San Francisco Chronicle
by Charles Desmarais
San Francisco loves its artists, with good reason, and the Bay Area exhibition schedule is always full of work by people who have strong connections here, amply supplemented by shows of big-name contemporary artists from other regions.
Leave some room, though, for the offerings of art galleries willing to go farther afield to find fresh voices. Dolby Chadwick Gallery takes such a gamble with new work by Jesper Blåder, a Swedish artist whose resume is filled with Scandinavian shows but who seems virtually invisible in the rest of the world. The exhibition, “Beyond the Edge,” is on view through July 6.
Looking at the work, there are a couple of humps to get over. Overwrought titles (“I Can Hear It,” “Far, Far Away,” “Just a Thought”) might be forgiven as, perhaps, poor English translations. Contrived narratives starring dusky-eyed girls and women are a bit more of an impediment.
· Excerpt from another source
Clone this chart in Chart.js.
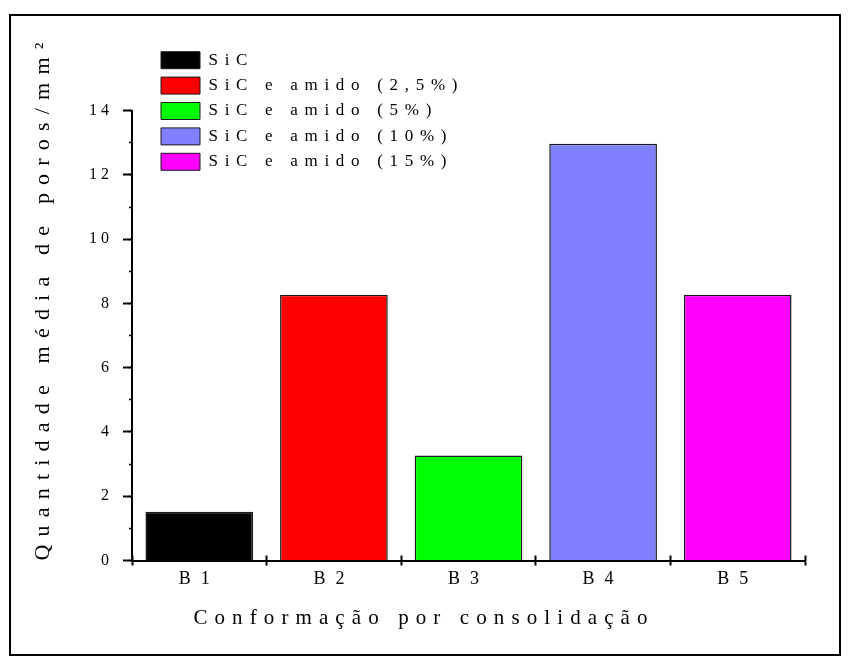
<!DOCTYPE html>
<html>
<head>
<meta charset="utf-8">
<script src="https://cdn.jsdelivr.net/npm/chart.js@4.4.1/dist/chart.umd.min.js"></script>
<style>
  html, body { margin: 0; padding: 0; background: #fff; }
  #wrap { position: relative; width: 852px; height: 668px; }
  #wrap canvas { position: absolute; left: 0; top: 0; }
  #frame { position: absolute; left: 9px; top: 14px; width: 832px; height: 642px;
           box-sizing: border-box; border: 2px solid #000; pointer-events: none; }
</style>
</head>
<body>
<div id="wrap">
  <canvas id="chart" width="852" height="668"></canvas>
  <div id="frame"></div>
</div>
<script>
// Categories (consolidation batches) and the mean pore count per mm² for each
const categories = ['B1', 'B2', 'B3', 'B4', 'B5'];
const seriesNames = [
  'SiC',
  'SiC e amido (2,5%)',
  'SiC e amido (5%)',
  'SiC e amido (10%)',
  'SiC e amido (15%)'
];
const poreCounts = [1.52, 8.27, 3.27, 12.97, 8.27];
const yAxisTitle = 'Quantidade média de poros/mm²';
const xAxisTitle = 'Conformação por consolidação';

const barColors = ['#000000', '#ff0000', '#00ff00', '#8080ff', '#ff00ff'];

Chart.defaults.font.family = "'Liberation Serif', 'Times New Roman', serif";
Chart.defaults.color = '#000';

// Wide, typewriter-like tracking: letter spacing chosen by font size
const canvas = document.getElementById('chart');
const ctx2d = canvas.getContext('2d');
const TRACKING = { 16: 4, 17: 6.7, 18: 10, 21: 7.1, 22: 8.2 };
function applyTracking(c) {
  const m = /(\d+(?:\.\d+)?)px/.exec(c.font);
  const size = m ? Math.round(parseFloat(m[1])) : 0;
  if ('letterSpacing' in c) c.letterSpacing = (TRACKING[size] || 0) + 'px';
}
const nativeFill = ctx2d.fillText.bind(ctx2d);
const nativeMeasure = ctx2d.measureText.bind(ctx2d);
ctx2d.fillText = function (text, x, y) { applyTracking(ctx2d); return nativeFill(text, x, y); };
ctx2d.measureText = function (text) { applyTracking(ctx2d); return nativeMeasure(text); };

// Legend sits in the upper-left corner, partly above the plot area
const legendPlacement = {
  id: 'legendPlacement',
  afterLayout(chart) {
    const lg = chart.legend;
    const w = lg.width, h = lg.height;
    lg.left = 152.6;
    lg.top = 43.3;
    lg.right = lg.left + w;
    lg.bottom = lg.top + h;
  }
};

new Chart(ctx2d, {
  type: 'bar',
  data: {
    labels: categories,
    datasets: [{
      data: poreCounts,
      xAxisID: 'x',
      yAxisID: 'y',
      backgroundColor: barColors,
      borderColor: '#1a1a1a',
      borderWidth: 1.5,
      barPercentage: 0.8,
      categoryPercentage: 1
    }]
  },
  options: {
    responsive: false,
    animation: false,
    events: [],
    layout: { padding: { left: 43, right: 47, top: 110.7, bottom: 0 } },
    plugins: {
      tooltip: { enabled: false },
      legend: {
        position: 'chartArea',
        align: 'start',
        labels: {
          boxWidth: 39,
          boxHeight: 17,
          padding: 8.4,
          color: '#000',
          font: { size: 17 },
          generateLabels: () => seriesNames.map((name, i) => ({
            text: name,
            fillStyle: barColors[i],
            strokeStyle: '#1a1a1a',
            lineWidth: 1,
            hidden: false,
            index: i
          }))
        }
      },
      title: {
        display: true,
        position: 'bottom',
        text: xAxisTitle,
        color: '#000',
        font: { size: 21, weight: 'normal' },
        padding: { top: 0, bottom: 37 }
      }
    },
    scales: {
      x: {
        type: 'category',
        position: 'bottom',
        weight: 1,
        offset: true,
        grid: { offset: true, drawOnChartArea: false, tickLength: 5, tickWidth: 2, tickColor: '#000' },
        border: { display: true, color: '#000', width: 2 },
        ticks: { font: { size: 18 }, color: '#000', padding: 3, maxRotation: 0 },
        afterFit: s => { s.height = 45.3; }
      },
      // upper half of the category separators crossing the x axis
      x2: {
        type: 'category',
        position: 'bottom',
        weight: 0,
        offset: true,
        grid: { offset: true, drawOnChartArea: false, tickLength: -5, tickWidth: 2, tickColor: '#000' },
        border: { display: false },
        ticks: { display: false },
        afterFit: s => { s.height = 0; }
      },
      y: {
        type: 'linear',
        position: 'left',
        weight: 1,
        min: 0,
        max: 14,
        ticks: { stepSize: 2, font: { size: 16 }, color: '#000', padding: 10 },
        grid: { drawOnChartArea: false, tickLength: 9, tickWidth: 2, tickColor: '#000' },
        border: { color: '#000', width: 2 },
        title: {
          display: true,
          text: yAxisTitle,
          align: 'start',
          color: '#000',
          font: { size: 22 },
          padding: { top: -13, bottom: 0 }
        },
        afterFit: s => { s.width = 89; }
      },
      // short minor ticks at every unit
      yMinor: {
        type: 'linear',
        position: 'left',
        weight: 0,
        min: 0,
        max: 14,
        ticks: { display: false, stepSize: 1 },
        grid: { drawOnChartArea: false, tickLength: 3, tickWidth: 1.5, tickColor: '#000' },
        border: { display: false },
        afterFit: s => { s.width = 0; }
      }
    }
  },
  plugins: [legendPlacement]
});
</script>
</body>
</html>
Occasional verbal and visual cliches aside, however, there’s an alluring indeterminacy in most of these paintings that haunts me, days after viewing the exhibition. Landscapes seem to go no farther than what is pictured, with nothing but a hollowness beyond.
Blåder’s audacious use of unlikable color is just as potent a presence as his casually referenced helicopters, dish antennas and watchtowers. To call them — the colors or the guard towers —symbols of alienation is to suggest mere passive observation. They are, of course, tools he has selected, and which he uses to heighten our awareness of estrangement.
Skies are arbitrary, often filled with alternate colors and moods. They are scrims that might shift or fall at some unpredictable whim. The ground offers no security, either. Nothing stands on it securely, as it spontaneously replots and revises itself.
A shout in Blåder’s world would have no echo, with nothing to reflect the sound.